Robert Hogan robert at roberthogan.net
Thu Jul 26 18:09:23 UTC 2007


On Thursday 26 July 2007 11:57:44 Mike Perry wrote:
>[..]
>
> Currently, there is a LOT of unused bandwidth in the top 15% of the
> nodes in the network due to load balancing issues. I've prepared some
> charts for my Defcon talk to illustrate this imbalancing.
>
Hi Mike,

Apologies to everyone if I'm restating the obvious here, but I'm trying to 
piece together an understanding of the issue from this and other threads. 
Everyone else is familiar with the issues so assumptions are made that have 
to be decoded by the novice.

You don't say so in your post, but I take it the percentile ranges were taken 
in descending order of advertised bw?

So if I understand this correctly:

* Overall network bw is poorly utilized because high-capacity nodes aren't 
participating in the large slice of the network's circuits that their bw 
warrants.

* Tor needs to be careful (and clip at some sane bw of X mb/s) because 
otherwise too much traffic will concentrate on a small group of nodes, 
harming anonymity.

Given that a tor circuit is only as fast as its slowest node isn't it just as 
likely that for some reasonable percentage of the time, the user's circuit's 
will still be problematically slow (e.g. fast guard, slow relay, fast exit)?

If that's true then increasing the clipping point alone will not improve 
overall performance, so in order to work does your proposal have to be 
two-pronged? 

( 1 ) adopt two-hop paths as a user option, because those will always be 
mostly, but not always, be fast if ( 2 ) high-capacity nodes get their 'fair' 
share of the user's circuits once punitive clipping is removed. This is 
because guards have a guaranteed high-ish bw and we've reduced our odds of 
getting a slow node on the rest of the circuit because we're only choosing 
one more, rather than two more AND we've allowed fast nodes to throw their 
weight around a bit more in the random selection.

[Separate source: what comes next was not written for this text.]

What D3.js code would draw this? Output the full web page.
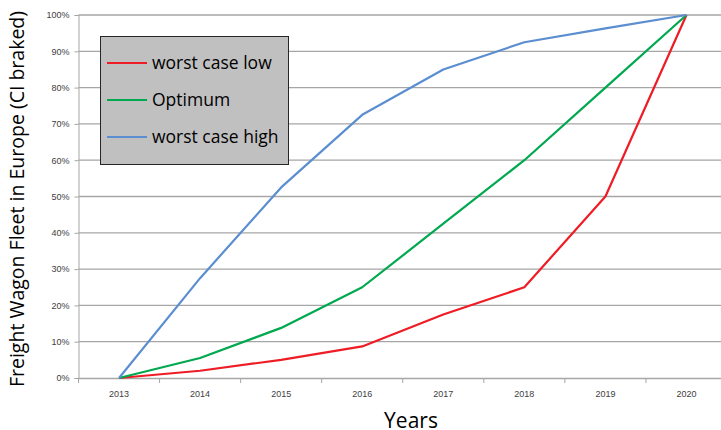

Is there more to it or am I missing something?

As a side note:
Wouldn't a useful metric be nodes' cpu usage or even capacity (e.g. make and 
ghz)?  Is there any research or intuition on the relationship between cpu 
make/ghz'age and bw-capacity that illustrate how much of that bw is just 
notional once the node is participating in x circuits with y kb/s? Would it 
be worth including this in descriptors?